== GOAL OF THE EXERCISE ==
Restate word for word the lines of the data below, from the first through the one that has "0.162, 0.177, 0.192, 0.207]".

>> Start AVAILABLE DATA

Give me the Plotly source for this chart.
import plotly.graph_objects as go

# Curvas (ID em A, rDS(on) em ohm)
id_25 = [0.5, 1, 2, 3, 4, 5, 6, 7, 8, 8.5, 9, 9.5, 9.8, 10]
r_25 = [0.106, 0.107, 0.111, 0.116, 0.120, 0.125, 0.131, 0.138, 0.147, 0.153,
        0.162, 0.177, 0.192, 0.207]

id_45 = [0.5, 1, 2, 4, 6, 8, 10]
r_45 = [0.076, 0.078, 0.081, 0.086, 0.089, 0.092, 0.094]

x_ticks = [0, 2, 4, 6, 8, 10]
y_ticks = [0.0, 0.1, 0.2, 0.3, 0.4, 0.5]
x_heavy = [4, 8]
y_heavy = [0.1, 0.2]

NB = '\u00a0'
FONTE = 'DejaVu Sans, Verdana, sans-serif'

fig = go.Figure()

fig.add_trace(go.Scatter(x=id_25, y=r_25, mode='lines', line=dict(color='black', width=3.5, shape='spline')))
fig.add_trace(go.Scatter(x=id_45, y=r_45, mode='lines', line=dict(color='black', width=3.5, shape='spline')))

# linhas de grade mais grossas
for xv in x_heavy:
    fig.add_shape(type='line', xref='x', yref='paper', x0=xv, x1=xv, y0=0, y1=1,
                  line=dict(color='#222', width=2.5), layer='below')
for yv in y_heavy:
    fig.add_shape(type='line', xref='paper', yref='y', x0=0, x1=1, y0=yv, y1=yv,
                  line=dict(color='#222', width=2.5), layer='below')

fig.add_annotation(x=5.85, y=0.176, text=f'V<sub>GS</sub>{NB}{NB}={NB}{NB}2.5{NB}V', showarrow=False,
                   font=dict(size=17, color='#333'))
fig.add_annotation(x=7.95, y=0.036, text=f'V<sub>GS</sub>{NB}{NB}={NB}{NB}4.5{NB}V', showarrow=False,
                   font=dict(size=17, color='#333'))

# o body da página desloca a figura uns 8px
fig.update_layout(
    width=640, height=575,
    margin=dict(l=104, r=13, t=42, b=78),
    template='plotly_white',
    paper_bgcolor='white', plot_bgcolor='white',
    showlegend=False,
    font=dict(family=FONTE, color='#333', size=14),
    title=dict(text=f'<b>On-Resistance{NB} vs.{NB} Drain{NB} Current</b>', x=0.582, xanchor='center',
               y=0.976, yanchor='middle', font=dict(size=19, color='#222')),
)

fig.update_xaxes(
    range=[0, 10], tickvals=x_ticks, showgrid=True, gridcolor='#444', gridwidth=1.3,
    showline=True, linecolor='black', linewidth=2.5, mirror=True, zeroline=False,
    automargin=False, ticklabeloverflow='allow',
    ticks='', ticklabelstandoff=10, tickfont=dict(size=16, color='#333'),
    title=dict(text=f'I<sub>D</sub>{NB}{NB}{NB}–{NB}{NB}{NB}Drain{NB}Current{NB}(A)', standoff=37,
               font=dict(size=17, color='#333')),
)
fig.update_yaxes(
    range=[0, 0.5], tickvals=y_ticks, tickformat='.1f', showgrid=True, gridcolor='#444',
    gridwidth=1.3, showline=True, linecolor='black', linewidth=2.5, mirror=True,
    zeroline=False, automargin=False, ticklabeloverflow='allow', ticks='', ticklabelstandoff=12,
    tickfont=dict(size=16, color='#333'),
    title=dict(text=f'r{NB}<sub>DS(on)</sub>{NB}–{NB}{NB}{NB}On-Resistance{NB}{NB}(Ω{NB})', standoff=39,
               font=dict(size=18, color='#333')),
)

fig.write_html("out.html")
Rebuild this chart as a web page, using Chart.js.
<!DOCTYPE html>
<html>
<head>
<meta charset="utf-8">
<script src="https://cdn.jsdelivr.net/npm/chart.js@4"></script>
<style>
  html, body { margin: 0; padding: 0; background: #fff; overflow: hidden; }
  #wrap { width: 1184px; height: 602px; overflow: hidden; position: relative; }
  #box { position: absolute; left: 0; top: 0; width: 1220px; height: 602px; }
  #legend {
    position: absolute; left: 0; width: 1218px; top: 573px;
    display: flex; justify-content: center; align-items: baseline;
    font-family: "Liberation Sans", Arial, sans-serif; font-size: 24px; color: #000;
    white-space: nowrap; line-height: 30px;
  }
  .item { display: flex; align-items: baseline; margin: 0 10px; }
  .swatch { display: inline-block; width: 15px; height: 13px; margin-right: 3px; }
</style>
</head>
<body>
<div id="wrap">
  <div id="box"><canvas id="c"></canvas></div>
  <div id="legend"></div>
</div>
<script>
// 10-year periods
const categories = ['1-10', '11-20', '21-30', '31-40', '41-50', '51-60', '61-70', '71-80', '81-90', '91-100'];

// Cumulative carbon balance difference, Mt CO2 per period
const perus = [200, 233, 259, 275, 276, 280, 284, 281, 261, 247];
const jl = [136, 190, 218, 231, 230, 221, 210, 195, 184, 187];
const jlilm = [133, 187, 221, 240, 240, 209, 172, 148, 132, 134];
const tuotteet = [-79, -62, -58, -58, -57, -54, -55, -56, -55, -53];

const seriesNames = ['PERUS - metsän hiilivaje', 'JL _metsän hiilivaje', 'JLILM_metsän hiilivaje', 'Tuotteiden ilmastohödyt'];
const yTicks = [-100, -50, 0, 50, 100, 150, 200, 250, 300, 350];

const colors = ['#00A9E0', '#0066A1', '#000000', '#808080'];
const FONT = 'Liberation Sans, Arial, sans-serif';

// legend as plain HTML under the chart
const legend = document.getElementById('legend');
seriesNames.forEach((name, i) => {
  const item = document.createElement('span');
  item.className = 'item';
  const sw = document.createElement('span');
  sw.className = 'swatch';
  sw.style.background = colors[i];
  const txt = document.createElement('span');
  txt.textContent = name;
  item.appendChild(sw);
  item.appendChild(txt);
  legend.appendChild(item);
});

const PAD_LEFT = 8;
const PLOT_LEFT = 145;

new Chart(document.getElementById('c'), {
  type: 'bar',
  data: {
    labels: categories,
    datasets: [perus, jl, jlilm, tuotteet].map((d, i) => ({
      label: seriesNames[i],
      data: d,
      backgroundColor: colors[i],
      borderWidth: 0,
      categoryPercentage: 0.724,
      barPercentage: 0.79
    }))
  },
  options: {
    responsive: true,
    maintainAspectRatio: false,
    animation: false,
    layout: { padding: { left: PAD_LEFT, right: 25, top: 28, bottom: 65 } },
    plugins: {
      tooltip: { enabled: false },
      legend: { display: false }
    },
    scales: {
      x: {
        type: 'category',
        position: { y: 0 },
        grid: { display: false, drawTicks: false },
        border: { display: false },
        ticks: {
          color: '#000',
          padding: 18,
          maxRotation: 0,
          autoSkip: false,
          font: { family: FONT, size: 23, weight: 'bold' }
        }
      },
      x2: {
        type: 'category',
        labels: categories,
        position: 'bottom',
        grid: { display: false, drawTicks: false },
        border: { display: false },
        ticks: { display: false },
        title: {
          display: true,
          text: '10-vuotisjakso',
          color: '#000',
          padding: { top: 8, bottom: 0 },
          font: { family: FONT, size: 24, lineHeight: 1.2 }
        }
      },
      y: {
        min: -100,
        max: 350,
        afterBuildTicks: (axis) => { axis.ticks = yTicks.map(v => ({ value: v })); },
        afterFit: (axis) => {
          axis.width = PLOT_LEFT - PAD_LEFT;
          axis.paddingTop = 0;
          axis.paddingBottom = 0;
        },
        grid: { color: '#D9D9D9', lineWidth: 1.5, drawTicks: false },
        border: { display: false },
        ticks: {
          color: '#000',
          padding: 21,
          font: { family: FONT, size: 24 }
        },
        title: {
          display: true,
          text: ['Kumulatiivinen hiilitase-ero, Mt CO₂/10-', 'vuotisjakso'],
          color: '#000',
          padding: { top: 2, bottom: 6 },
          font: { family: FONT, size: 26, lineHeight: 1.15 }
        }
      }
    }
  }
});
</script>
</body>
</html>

>> End AVAILABLE DATA

== EXPECTED OUTPUT ==
Give me the Plotly source for this chart.
import plotly.graph_objects as go

# Curvas (ID em A, rDS(on) em ohm)
id_25 = [0.5, 1, 2, 3, 4, 5, 6, 7, 8, 8.5, 9, 9.5, 9.8, 10]
r_25 = [0.106, 0.107, 0.111, 0.116, 0.120, 0.125, 0.131, 0.138, 0.147, 0.153,
        0.162, 0.177, 0.192, 0.207]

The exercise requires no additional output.